Doug Cutting expressed a concern to me about using util.Random to generate
random 64 bit block numbers for NDFS. The following is my analysis.
Random number generators for NDFS block numbers
Requirements
capable of billions of block numbers
64 bit block numbers
deterministic for reproducible testing
ideally, want a generator that makes no repeats and is serializable.
Concern
Currently using built-in util.Random, is it good enough?
Background
Theory of hashing
In a hashing system, the collision rate is calculated just like the
birthday problem/paradox.
rule of thumb is to have twice as many bits as number of bits needed
for the total number of items.
example: 4 bits needed to count 16 items, needs 8 bit hashes.

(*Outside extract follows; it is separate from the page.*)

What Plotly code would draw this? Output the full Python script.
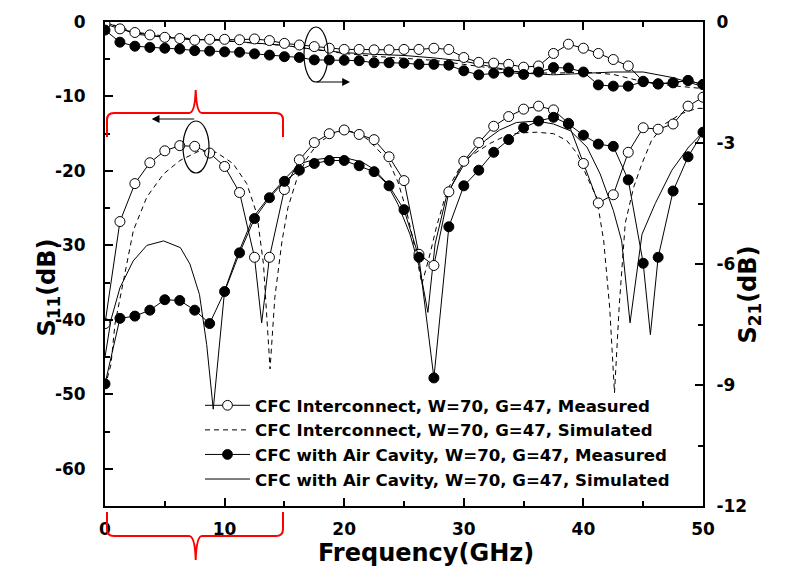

In a non-hashing system, block numbers are not related to block contents,
but the birthday problem still applies.
Theory of random numbers
The amount of entropy that a PRNG instance has cannot be increased by
concatenation.
A full 64 bits are needed to to store 4 billion items.
Diehard test suite is a good randomness benchmark.
Analysis
util.Random is a linear congruential generator (LCG) identical to drand48.
util.Random keeps 48 bits of state and gangs together 2 consecutive
values to return 64 bit values.
LCGs suffer from periodicity in the low order bits which would make
modular binning less than random.
"low order bits" could mean least significant byte.
LCGs have periods in the range 10^6 to 10^9 when using 32 bit words, a
range of poor to fair.
seed = ( 0x5DEECE66DL * seed + 0xBL ) & ((1L << 48) - 1);
the origin of 0x5DEECE66D, a non-prime, is shrouded in the mists of
time.
Results of the Birthday Spacings Test look good.
References
http://www.math.utah.edu/~beebe/java/random/README
http://www.pierssen.com/arcview/upload/esoterica/randomizer.html
Alternative
MersenneTwister replacement for Random is best choice, has a
mind-bogglingly long period.
Matsumoto and Nishimura (1998)
Longest period of any known generator 2^19937 or about 10^6001
A period that exceeds the number of unique values seems ideal
(intuitively ideal; obviously a shorter period than the number of
unique values is a problem).
Faster than standard Random.
Excellent result for Diehard Birthday Spacings Test.
Java Implementations.
All the implementation are derived from the free to use C source.
BSD type license
Sean Luke implementation
GNU Library General Public License
Brian O. Bush implementation
public domain
Michael L. Brundage implementation